Они очень дружили и походили друг на друга сочетанием неподвижности с активностью. Но неподвижность Вернэда была не строгой и серьезной, а сонной, восточной, как у Будды или (на наш взгляд) у кота. У него было округлое, почти японское лицо, которые нередко бывают у жителей французского юга, откуда когда‑то приехали его предки. Он стал хорошим, многообещающим поэтом и написал прекрасные стихи, обращенные к английскому морю, которые многие еще, наверное, помнят. Однако обещаний он не выполнил, поскольку выполнял другие, и погиб на поле чести.

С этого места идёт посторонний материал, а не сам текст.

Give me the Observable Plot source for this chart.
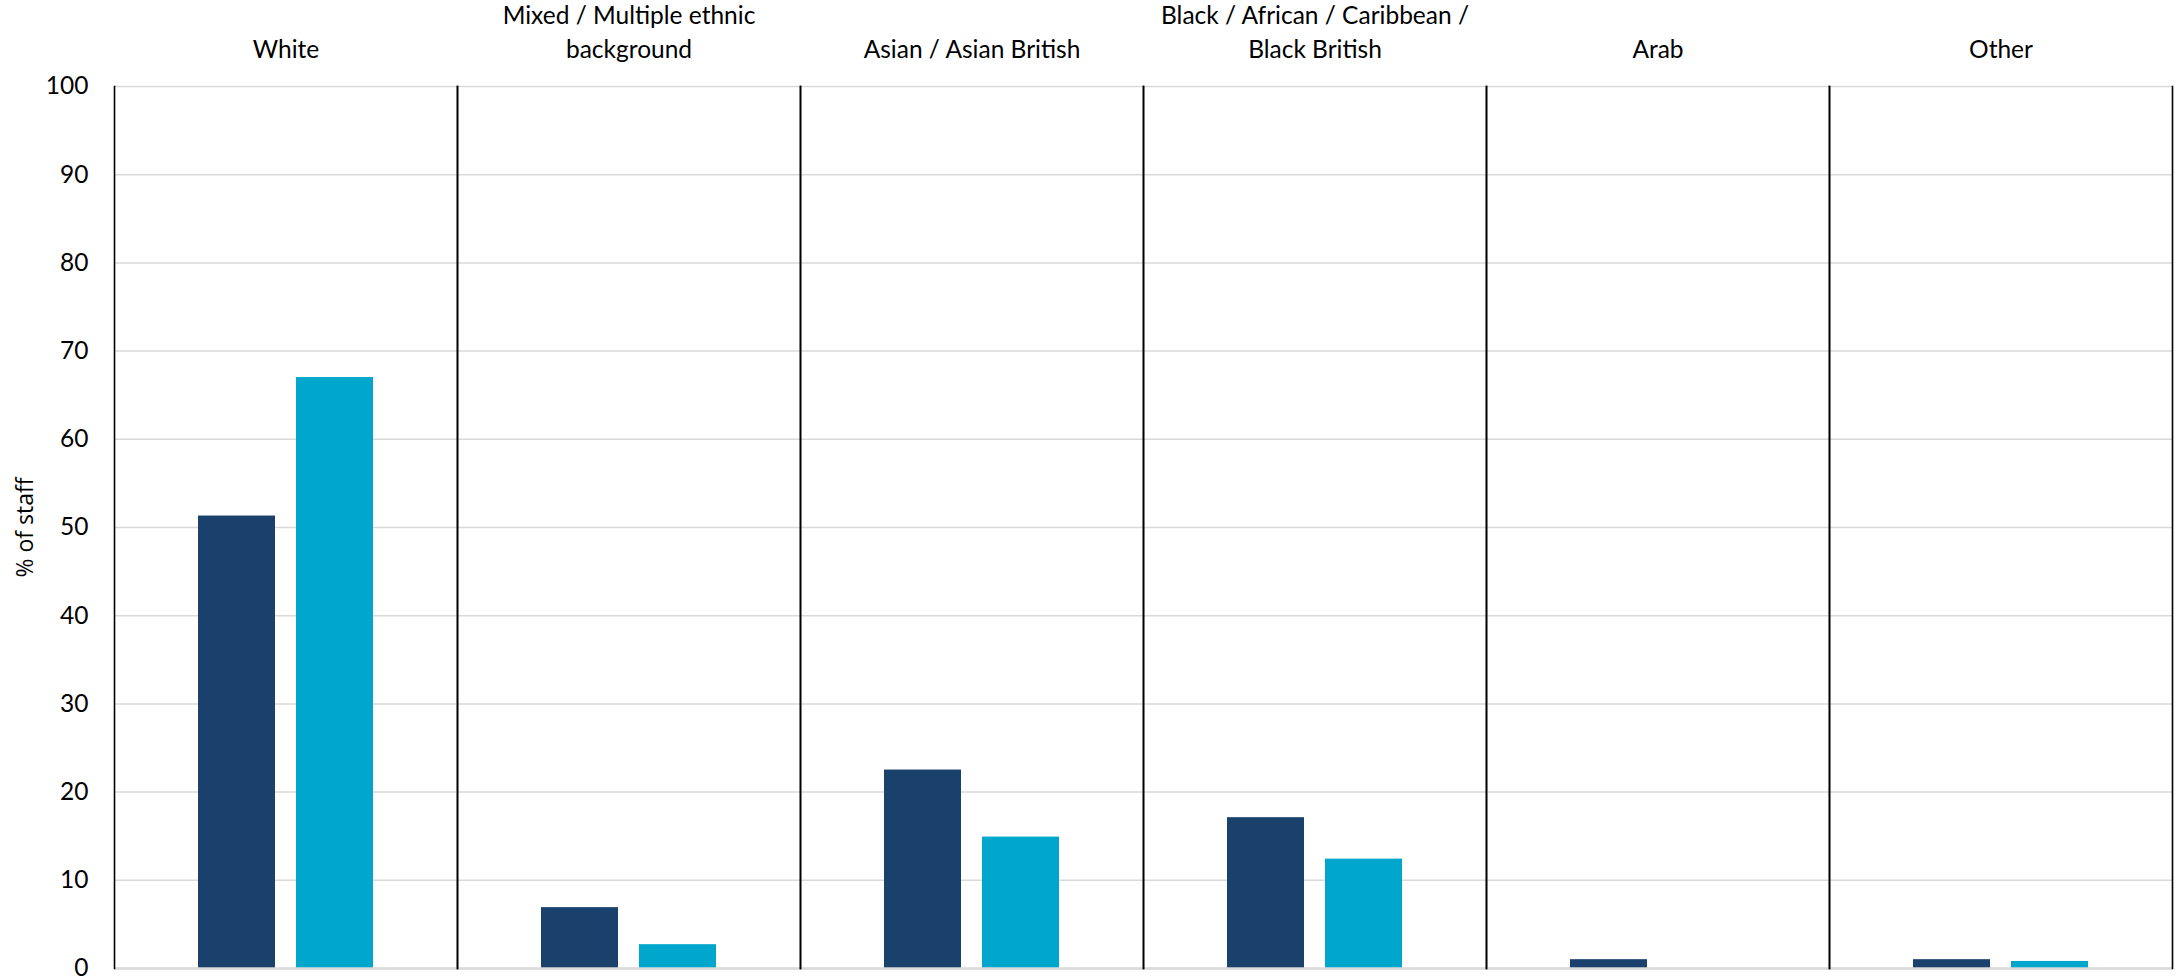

Примечательно, что только Бентли, мой первый и весьма своеобразный друг, смог напечатать свои опусы через пятнадцать лет. Он отличался от нас во многом, но главное, у него был самый зрелый разум, быть может — потому, что он его использовал только для критических суждений и беспечных шуток. Его дурацкие притчи украсили бы любую газету, в них не было ничего мальчишеского. Из всех, кого я знаю, он меньше всего изменился в умственном смысле, сохранив равновесие разума. Да он и не совершал тех глупостей, которые связаны с его обретением. Была у него, как я уже говорил, и спокойная многогранность; он мог выполнять чужие замыслы, попутно их улучшая; мог, скажем так, приложить руку ко всему. В нашей нелепой газете мы трое писали по очереди, под вымышленными именами, и он, я думаю, — лучше всех. Через двадцать лет, когда мы с Беллоком стали печатать баллады в «Уитнесе», пригласили мы и его, а он снова нас превзошел. Однако и в школе, и позже он был слишком отрешен и насмешлив, чтобы предаться одному из тех дел, которые в юности защищают так пылко и в таком единении. Когда некоторые из нас воображали себя рыцарями Круглого Стола, он довольствовался ролью шута, то есть мудреца. Своим торжественным шутовством он стал привлекать внимание старших. Читая его версию «Собаки на сене», где говорилось, что коровам не дают обновлять свое сокровенное «я», директор наш просто корчился от смеха, который у него, как и голос, начинался на самых низах, а кончался писком. «Этот мальчик смотрит на мир, стоя на руках», — сказал глава школы св. Павла, и мы мгновенно оказались под лучами прожектора.